The target for Becky is Asuka, the Japanese wrestler who beat her nearly a year ago at the Royal Rumble and has continued to have her number since. Becky’s story is that WWE didn’t want her to face Asuka, figuring she’d lose again and it would damage her marketability as “the face of the company.” Asuka is a mega-talented wrestler who doesn’t speak much English but still has tons of charisma, and she’s only lost a tiny handful of matches in her entire career. Lately she’s taken to spraying her opponents with “green mist,” and in this week’s segment she hit Becky with it after signing the contract for the match at this year’s Royal Rumble.

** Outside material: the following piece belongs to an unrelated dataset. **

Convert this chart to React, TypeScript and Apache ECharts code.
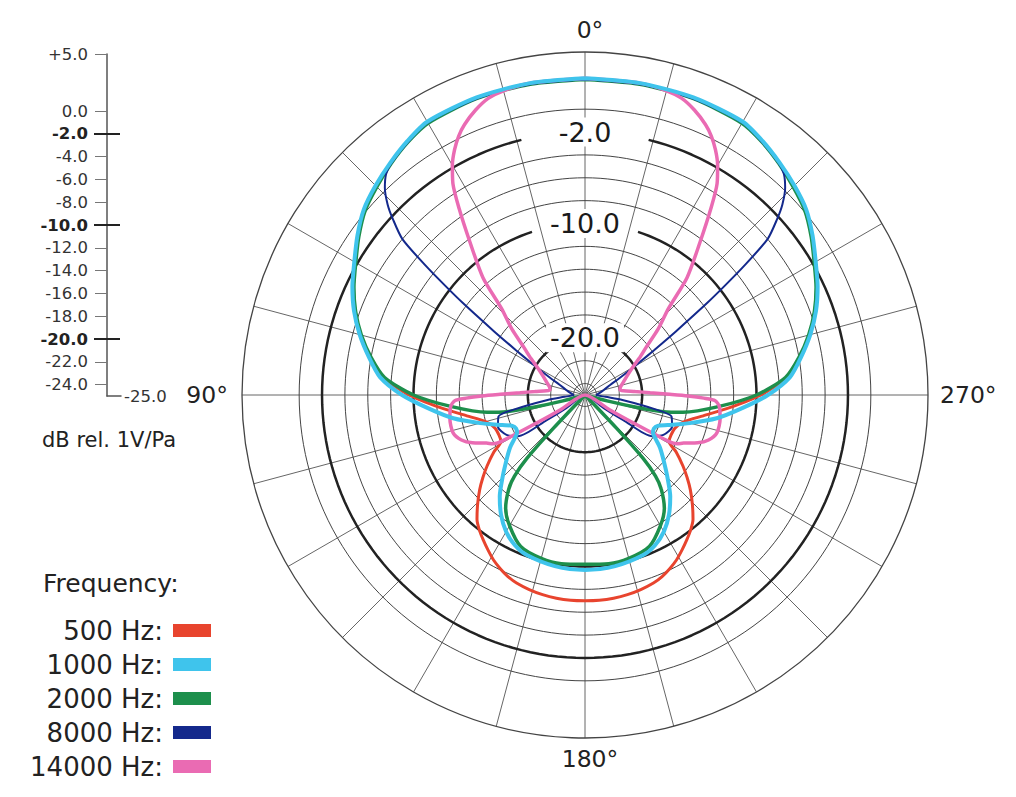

At this point, it’s worth observing that spraying green mist in people’s eyes is not something that people generally do, and it’s seldom seen in the real world. That’s part of what made this segment feel so definitively pro wrestling to me: it’s this ridiculous character trait that has been passed down in Japanese tradition (notably by The Great Muta, who Asuka cites as an inspiration) and it’s just this weird wrestling thing that exists and is accepted by fans. The reason it’s accepted is because of performances like Becky’s in this clip: of course we know wrestling is fake, and within the realm of fakeness the green mist is even faker, but she sells it seriously and believably as if it is incredibly painful. And because she is so damn good at this, and it’s presented without any irony or winking at the audience, fans actually believe now that this mist is a real dangerous thing, that Asuka can hit it at any time, and that the most pushed woman in the company’s title reign could be in jeopardy.

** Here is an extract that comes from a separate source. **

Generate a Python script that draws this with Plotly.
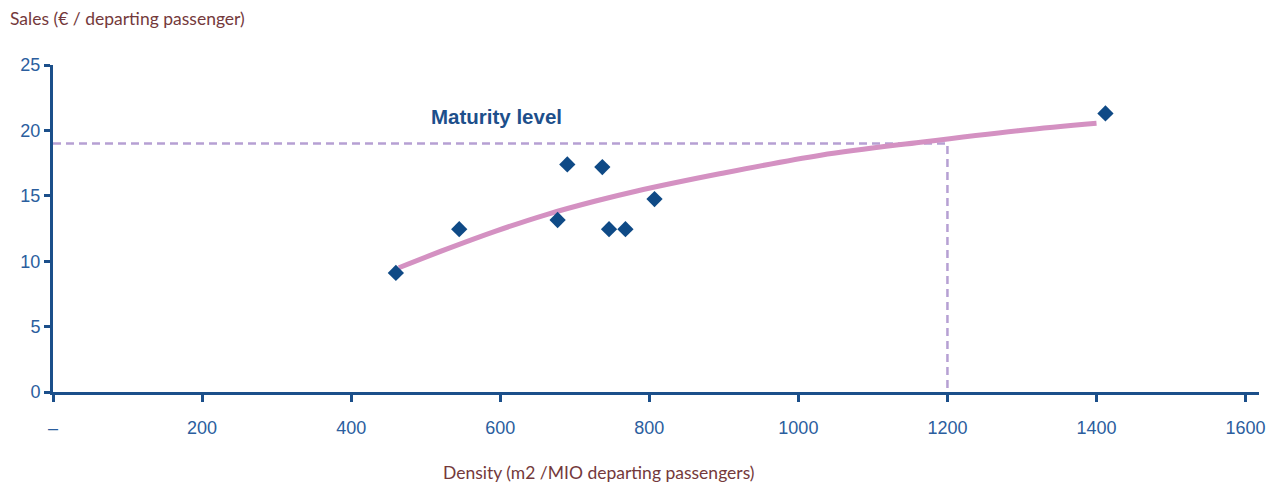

Then Becky demands a microphone and delivers a fantastic promo while recovering from the mist and looking into a camera that she is blindly swiping at with her hands. Maybe it got a little too fanciful with its language, but I felt the emotion and the intensity, and it was from someone who just is their character, not someone who is playing a role and thinks of themselves as a performance artist. And now because of segments like this, I want to see the match and there’s a clear sense of stakes — Becky needs to win this match to prove something to herself and to get revenge on Asuka. All of this build-up is going to make their match at Royal Rumble feel bigger, the moves are going to mean more, and it will almost certainly be awesome, even though I don’t think either of these wrestlers has ever done a flippy move in their life.

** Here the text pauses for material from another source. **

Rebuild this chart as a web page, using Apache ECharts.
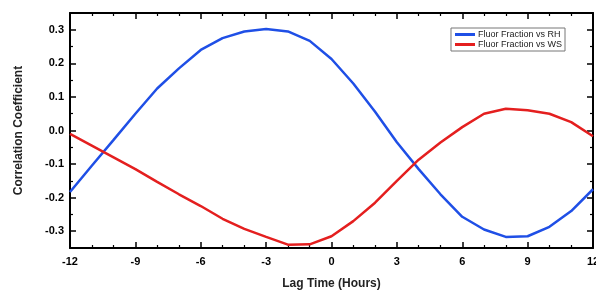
<!DOCTYPE html>
<html>
<head>
<meta charset="utf-8">
<script src="https://cdn.jsdelivr.net/npm/echarts@6/dist/echarts.min.js"></script>
<style>
  html, body { margin: 0; padding: 0; background: #fff; }
  #chart { width: 596px; height: 291px; }
</style>
</head>
<body>
<div id="chart"></div>
<script>
// Lag time, hours
const lagHours = [-12, -11, -10, -9, -8, -7, -6, -5, -4, -3, -2, -1, 0, 1, 2, 3, 4, 5, 6, 7, 8, 9, 10, 11, 12]

// Correlation coefficients
const fluorVsRH = [-0.183, -0.105, -0.028, 0.05, 0.125, 0.185, 0.24, 0.275, 0.295, 0.302, 0.295, 0.267, 0.213, 0.14, 0.056, -0.035, -0.115, -0.19, -0.257, -0.295, -0.317, -0.315, -0.287, -0.24, -0.175]
const fluorVsWS = [-0.01, -0.045, -0.08, -0.115, -0.153, -0.19, -0.225, -0.263, -0.293, -0.317, -0.34, -0.339, -0.315, -0.27, -0.215, -0.15, -0.087, -0.036, 0.01, 0.05, 0.065, 0.06, 0.05, 0.025, -0.017]

const yMajor = [-0.3, -0.2, -0.1, 0.0, 0.1, 0.2, 0.3]
const yMinor = [-0.25, -0.15, -0.05, 0.05, 0.15, 0.25]

const seriesNames = ['Fluor Fraction vs RH', 'Fluor Fraction vs WS']
const seriesColors = ['#1f4fe6', '#e41f1f']

const FONT = 'Liberation Sans, Arial, sans-serif'
const lineBlack = { show: true, onZero: false, lineStyle: { color: '#000', width: 2 } }

const xBase = {
  type: 'value',
  min: -12,
  max: 12,
  interval: 3,
  axisLine: lineBlack,
  axisTick: { show: true, inside: true, length: 6, lineStyle: { color: '#000', width: 1.5 } },
  minorTick: { show: true, splitNumber: 3, length: 3, lineStyle: { color: '#000', width: 1.2 } },
  splitLine: { show: false },
  minorSplitLine: { show: false }
}

const yMajorAxis = (pos, labels) => ({
  type: 'value',
  position: pos,
  min: -0.35,
  max: 0.35,
  axisLine: lineBlack,
  axisTick: { show: true, inside: true, length: 6, customValues: yMajor, lineStyle: { color: '#000', width: 1.5 } },
  axisLabel: labels ? {
    show: true,
    customValues: yMajor,
    formatter: v => v.toFixed(1),
    fontFamily: FONT,
    fontWeight: 'bold',
    fontSize: 11,
    color: '#000',
    margin: 6
  } : { show: false },
  splitLine: { show: false }
})

const yMinorAxis = (pos) => ({
  type: 'value',
  position: pos,
  min: -0.35,
  max: 0.35,
  axisLine: { show: false, onZero: false },
  axisTick: { show: true, inside: true, length: 3, customValues: yMinor, lineStyle: { color: '#000', width: 1.2 } },
  axisLabel: { show: false },
  splitLine: { show: false }
})

const chart = echarts.init(document.getElementById('chart'))

chart.setOption({
  animation: false,
  backgroundColor: '#fff',
  grid: { left: 70, right: 3, top: 13, bottom: 43, outerBoundsMode: 'none', containLabel: false },
  legend: {
    data: seriesNames,
    orient: 'vertical',
    right: 31,
    top: 28,
    itemWidth: 20,
    itemHeight: 3,
    itemGap: 1,
    icon: 'rect',
    padding: [2, 3, 2, 4],
    borderColor: '#777',
    borderWidth: 1,
    textStyle: { fontFamily: FONT, fontSize: 9, color: '#222', padding: [0, 0, 0, -2] }
  },
  xAxis: [
    Object.assign({}, xBase, {
      position: 'bottom',
      name: 'Lag Time (Hours)',
      nameLocation: 'middle',
      nameGap: 30,
      nameTextStyle: { fontFamily: FONT, fontWeight: 'bold', fontSize: 12, color: '#222' },
      axisLabel: { fontFamily: FONT, fontWeight: 'bold', fontSize: 11, color: '#000', margin: 8 }
    }),
    Object.assign({}, xBase, { position: 'top', axisLabel: { show: false } })
  ],
  yAxis: [
    Object.assign(yMajorAxis('left', true), {
      name: 'Correlation Coefficient',
      nameLocation: 'middle',
      nameGap: 45,
      nameTextStyle: { fontFamily: FONT, fontWeight: 'bold', fontSize: 12, color: '#222' }
    }),
    yMinorAxis('left'),
    yMajorAxis('right', false),
    yMinorAxis('right')
  ],
  series: [
    {
      name: seriesNames[0],
      type: 'line',
      data: lagHours.map((h, i) => [h, fluorVsRH[i]]),
      symbol: 'none',
      color: seriesColors[0],
      lineStyle: { color: seriesColors[0], width: 2.5 }
    },
    {
      name: seriesNames[1],
      type: 'line',
      data: lagHours.map((h, i) => [h, fluorVsWS[i]]),
      symbol: 'none',
      color: seriesColors[1],
      lineStyle: { color: seriesColors[1], width: 2.5 }
    }
  ]
})
</script>
</body>
</html>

This should be Pro Wrestling 101, but the current landscape is polluted with an “everyone knows wrestling is fake so nobody will care about anything so why should we even try” mentality where everyone just does outlandish goofy crap and winks at the audience. I can’t even go to indie shows because all of them feature so much dumb nonsense on the card, and WWE’s competitor, AEW, continues to struggle at telling stories that have any real sense of gravitas or stakes like this one does, despite the ridiculousness of the green mist. So, bizarrely, Monday Night Raw, the punching bag of fans, is my favorite wrestling show right now and the one that I think has the most talent and a philosophy that makes me want to watch.